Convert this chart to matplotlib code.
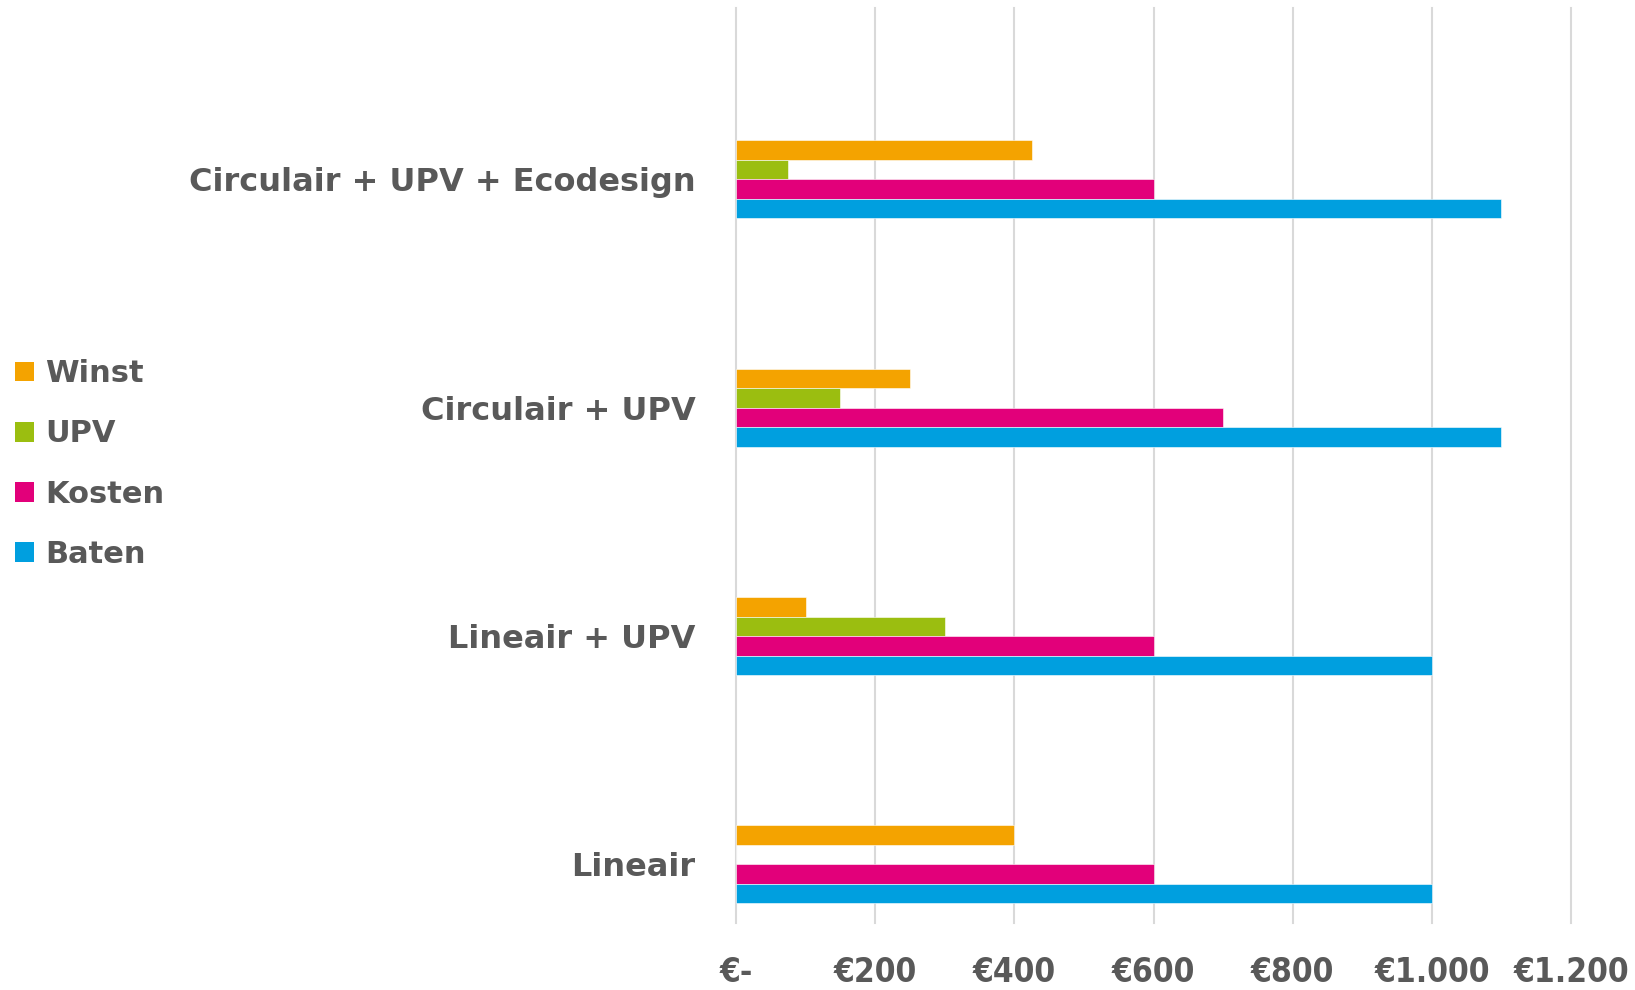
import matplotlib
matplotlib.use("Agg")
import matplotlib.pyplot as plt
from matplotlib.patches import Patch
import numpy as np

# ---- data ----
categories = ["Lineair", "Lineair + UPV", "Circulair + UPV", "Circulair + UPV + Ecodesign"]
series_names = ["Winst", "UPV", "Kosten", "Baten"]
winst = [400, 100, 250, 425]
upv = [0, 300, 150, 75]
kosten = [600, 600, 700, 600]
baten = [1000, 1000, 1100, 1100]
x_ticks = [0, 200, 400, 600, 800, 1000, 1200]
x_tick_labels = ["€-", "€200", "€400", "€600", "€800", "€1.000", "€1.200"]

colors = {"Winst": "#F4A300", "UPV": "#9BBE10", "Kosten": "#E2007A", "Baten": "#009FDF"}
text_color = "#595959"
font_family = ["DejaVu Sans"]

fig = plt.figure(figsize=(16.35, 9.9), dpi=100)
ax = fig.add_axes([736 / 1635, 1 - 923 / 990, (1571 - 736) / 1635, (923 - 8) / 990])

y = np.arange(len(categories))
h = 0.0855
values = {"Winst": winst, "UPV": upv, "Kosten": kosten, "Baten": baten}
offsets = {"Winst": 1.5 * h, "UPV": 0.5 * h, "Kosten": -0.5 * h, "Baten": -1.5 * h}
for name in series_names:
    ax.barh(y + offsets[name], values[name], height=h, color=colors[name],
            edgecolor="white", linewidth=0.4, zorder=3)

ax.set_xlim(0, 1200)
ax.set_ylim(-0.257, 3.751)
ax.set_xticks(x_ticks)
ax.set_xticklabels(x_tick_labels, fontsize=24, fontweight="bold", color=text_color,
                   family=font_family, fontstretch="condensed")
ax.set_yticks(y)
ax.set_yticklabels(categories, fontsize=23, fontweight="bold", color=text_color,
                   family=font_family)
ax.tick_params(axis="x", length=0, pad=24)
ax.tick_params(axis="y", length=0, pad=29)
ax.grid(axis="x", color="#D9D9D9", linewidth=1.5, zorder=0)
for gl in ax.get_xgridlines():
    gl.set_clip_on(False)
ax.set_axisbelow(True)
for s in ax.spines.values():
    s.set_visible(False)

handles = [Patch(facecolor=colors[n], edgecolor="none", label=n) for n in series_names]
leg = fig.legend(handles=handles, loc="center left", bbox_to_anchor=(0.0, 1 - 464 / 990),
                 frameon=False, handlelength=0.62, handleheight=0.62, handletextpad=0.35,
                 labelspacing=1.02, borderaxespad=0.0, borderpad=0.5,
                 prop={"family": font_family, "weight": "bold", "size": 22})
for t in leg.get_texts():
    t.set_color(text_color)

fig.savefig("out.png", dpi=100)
---+---
◆ **TASK GOAL**
Leaving the pictures aside, transcribe the entire listing exactly.

◆ **FULL SOLUTION**
Convert this chart to matplotlib code.
import matplotlib
matplotlib.use("Agg")
import matplotlib.pyplot as plt
from matplotlib.patches import Patch
import numpy as np

# ---- data ----
categories = ["Lineair", "Lineair + UPV", "Circulair + UPV", "Circulair + UPV + Ecodesign"]
series_names = ["Winst", "UPV", "Kosten", "Baten"]
winst = [400, 100, 250, 425]
upv = [0, 300, 150, 75]
kosten = [600, 600, 700, 600]
baten = [1000, 1000, 1100, 1100]
x_ticks = [0, 200, 400, 600, 800, 1000, 1200]
x_tick_labels = ["€-", "€200", "€400", "€600", "€800", "€1.000", "€1.200"]

colors = {"Winst": "#F4A300", "UPV": "#9BBE10", "Kosten": "#E2007A", "Baten": "#009FDF"}
text_color = "#595959"
font_family = ["DejaVu Sans"]

fig = plt.figure(figsize=(16.35, 9.9), dpi=100)
ax = fig.add_axes([736 / 1635, 1 - 923 / 990, (1571 - 736) / 1635, (923 - 8) / 990])

y = np.arange(len(categories))
h = 0.0855
values = {"Winst": winst, "UPV": upv, "Kosten": kosten, "Baten": baten}
offsets = {"Winst": 1.5 * h, "UPV": 0.5 * h, "Kosten": -0.5 * h, "Baten": -1.5 * h}
for name in series_names:
    ax.barh(y + offsets[name], values[name], height=h, color=colors[name],
            edgecolor="white", linewidth=0.4, zorder=3)

ax.set_xlim(0, 1200)
ax.set_ylim(-0.257, 3.751)
ax.set_xticks(x_ticks)
ax.set_xticklabels(x_tick_labels, fontsize=24, fontweight="bold", color=text_color,
                   family=font_family, fontstretch="condensed")
ax.set_yticks(y)
ax.set_yticklabels(categories, fontsize=23, fontweight="bold", color=text_color,
                   family=font_family)
ax.tick_params(axis="x", length=0, pad=24)
ax.tick_params(axis="y", length=0, pad=29)
ax.grid(axis="x", color="#D9D9D9", linewidth=1.5, zorder=0)
for gl in ax.get_xgridlines():
    gl.set_clip_on(False)
ax.set_axisbelow(True)
for s in ax.spines.values():
    s.set_visible(False)

handles = [Patch(facecolor=colors[n], edgecolor="none", label=n) for n in series_names]
leg = fig.legend(handles=handles, loc="center left", bbox_to_anchor=(0.0, 1 - 464 / 990),
                 frameon=False, handlelength=0.62, handleheight=0.62, handletextpad=0.35,
                 labelspacing=1.02, borderaxespad=0.0, borderpad=0.5,
                 prop={"family": font_family, "weight": "bold", "size": 22})
for t in leg.get_texts():
    t.set_color(text_color)

fig.savefig("out.png", dpi=100)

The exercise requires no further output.